__Available data__
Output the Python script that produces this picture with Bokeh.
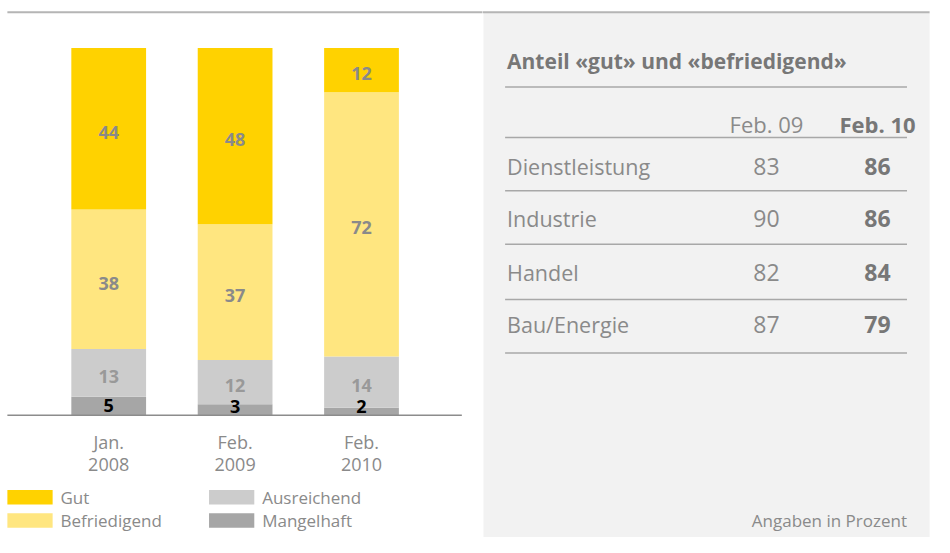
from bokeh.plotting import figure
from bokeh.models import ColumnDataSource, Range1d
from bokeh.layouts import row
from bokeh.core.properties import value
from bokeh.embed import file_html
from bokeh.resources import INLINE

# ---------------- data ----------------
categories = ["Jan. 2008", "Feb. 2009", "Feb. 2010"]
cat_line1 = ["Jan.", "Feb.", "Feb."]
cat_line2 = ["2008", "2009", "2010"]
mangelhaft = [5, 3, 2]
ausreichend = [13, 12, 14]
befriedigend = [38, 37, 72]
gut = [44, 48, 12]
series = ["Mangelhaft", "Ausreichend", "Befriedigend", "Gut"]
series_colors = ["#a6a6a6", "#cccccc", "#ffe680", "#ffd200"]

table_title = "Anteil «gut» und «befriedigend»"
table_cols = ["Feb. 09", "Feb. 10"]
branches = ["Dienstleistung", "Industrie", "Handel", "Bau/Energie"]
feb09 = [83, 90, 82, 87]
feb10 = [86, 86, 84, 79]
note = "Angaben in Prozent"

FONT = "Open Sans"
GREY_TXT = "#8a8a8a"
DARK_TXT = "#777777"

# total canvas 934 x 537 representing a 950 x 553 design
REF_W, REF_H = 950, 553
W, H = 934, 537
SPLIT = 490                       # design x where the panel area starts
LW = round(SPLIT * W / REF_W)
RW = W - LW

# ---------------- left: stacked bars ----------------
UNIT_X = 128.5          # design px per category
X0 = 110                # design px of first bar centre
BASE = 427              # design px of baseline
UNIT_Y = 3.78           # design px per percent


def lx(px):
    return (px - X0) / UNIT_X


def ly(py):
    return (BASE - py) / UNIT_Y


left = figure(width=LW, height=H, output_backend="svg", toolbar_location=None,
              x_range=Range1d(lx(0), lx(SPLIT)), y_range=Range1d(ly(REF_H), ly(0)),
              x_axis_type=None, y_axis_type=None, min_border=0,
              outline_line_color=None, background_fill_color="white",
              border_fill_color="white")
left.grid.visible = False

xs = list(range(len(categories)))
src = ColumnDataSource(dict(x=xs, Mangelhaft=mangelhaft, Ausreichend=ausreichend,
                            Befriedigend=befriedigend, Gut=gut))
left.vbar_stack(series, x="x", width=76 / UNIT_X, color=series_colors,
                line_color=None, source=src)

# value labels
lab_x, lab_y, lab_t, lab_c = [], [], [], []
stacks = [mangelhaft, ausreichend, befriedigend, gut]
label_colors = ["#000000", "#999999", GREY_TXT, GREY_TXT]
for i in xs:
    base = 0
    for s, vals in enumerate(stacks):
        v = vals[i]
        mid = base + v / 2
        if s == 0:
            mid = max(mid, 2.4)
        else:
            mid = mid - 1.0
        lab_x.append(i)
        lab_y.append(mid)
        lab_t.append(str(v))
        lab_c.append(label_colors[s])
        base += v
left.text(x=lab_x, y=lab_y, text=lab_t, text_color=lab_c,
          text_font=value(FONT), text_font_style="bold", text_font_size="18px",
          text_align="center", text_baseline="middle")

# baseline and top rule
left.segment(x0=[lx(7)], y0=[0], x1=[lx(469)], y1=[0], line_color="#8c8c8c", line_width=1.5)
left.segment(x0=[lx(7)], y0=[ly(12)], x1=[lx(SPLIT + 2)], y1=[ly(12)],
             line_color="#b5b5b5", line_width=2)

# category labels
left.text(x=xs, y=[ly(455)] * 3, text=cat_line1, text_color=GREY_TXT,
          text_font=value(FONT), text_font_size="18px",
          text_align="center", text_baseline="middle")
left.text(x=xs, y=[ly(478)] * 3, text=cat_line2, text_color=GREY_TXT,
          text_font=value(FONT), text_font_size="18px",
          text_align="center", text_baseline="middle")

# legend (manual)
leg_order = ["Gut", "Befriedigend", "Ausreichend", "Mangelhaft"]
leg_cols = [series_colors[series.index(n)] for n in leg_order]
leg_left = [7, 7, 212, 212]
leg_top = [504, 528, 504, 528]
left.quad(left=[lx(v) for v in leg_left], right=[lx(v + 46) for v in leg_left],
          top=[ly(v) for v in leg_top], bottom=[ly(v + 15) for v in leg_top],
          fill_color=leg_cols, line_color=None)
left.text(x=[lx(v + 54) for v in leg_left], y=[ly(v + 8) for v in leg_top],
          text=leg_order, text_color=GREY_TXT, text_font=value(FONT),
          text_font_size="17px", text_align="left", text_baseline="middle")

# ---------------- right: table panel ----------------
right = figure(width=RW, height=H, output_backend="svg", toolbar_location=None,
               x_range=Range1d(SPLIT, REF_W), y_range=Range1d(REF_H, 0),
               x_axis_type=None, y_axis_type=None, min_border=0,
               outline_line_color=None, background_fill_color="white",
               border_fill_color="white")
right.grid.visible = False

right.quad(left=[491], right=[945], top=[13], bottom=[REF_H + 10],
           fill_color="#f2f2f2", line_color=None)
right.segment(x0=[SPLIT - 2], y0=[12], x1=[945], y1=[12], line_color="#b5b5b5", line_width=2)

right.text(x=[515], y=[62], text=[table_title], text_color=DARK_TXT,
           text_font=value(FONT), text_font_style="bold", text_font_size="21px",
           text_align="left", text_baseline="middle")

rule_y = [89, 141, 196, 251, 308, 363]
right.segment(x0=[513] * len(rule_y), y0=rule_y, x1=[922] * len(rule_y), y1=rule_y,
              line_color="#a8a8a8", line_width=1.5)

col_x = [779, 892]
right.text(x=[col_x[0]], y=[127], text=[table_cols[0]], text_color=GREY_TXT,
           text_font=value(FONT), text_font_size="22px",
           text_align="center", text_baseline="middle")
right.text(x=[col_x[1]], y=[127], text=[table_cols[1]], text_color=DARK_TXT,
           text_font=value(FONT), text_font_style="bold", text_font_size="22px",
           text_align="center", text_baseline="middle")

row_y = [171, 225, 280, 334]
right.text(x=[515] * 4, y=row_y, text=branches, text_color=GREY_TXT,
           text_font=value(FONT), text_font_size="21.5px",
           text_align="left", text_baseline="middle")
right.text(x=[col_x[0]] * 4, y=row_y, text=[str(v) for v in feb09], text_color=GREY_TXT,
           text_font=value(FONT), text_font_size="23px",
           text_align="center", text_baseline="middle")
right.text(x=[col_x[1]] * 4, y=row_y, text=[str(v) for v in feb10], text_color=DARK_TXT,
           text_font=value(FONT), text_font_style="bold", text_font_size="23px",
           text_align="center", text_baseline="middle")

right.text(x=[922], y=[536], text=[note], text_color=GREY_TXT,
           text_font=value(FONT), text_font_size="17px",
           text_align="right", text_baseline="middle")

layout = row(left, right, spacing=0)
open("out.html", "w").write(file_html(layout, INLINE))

__Written task__
Repeat the lines above, starting at the first and stopping after the line that holds "from bokeh.resources import INLINE", with the pictures left out.

__Result__
Output the Python script that produces this picture with Bokeh.
from bokeh.plotting import figure
from bokeh.models import ColumnDataSource, Range1d
from bokeh.layouts import row
from bokeh.core.properties import value
from bokeh.embed import file_html
from bokeh.resources import INLINE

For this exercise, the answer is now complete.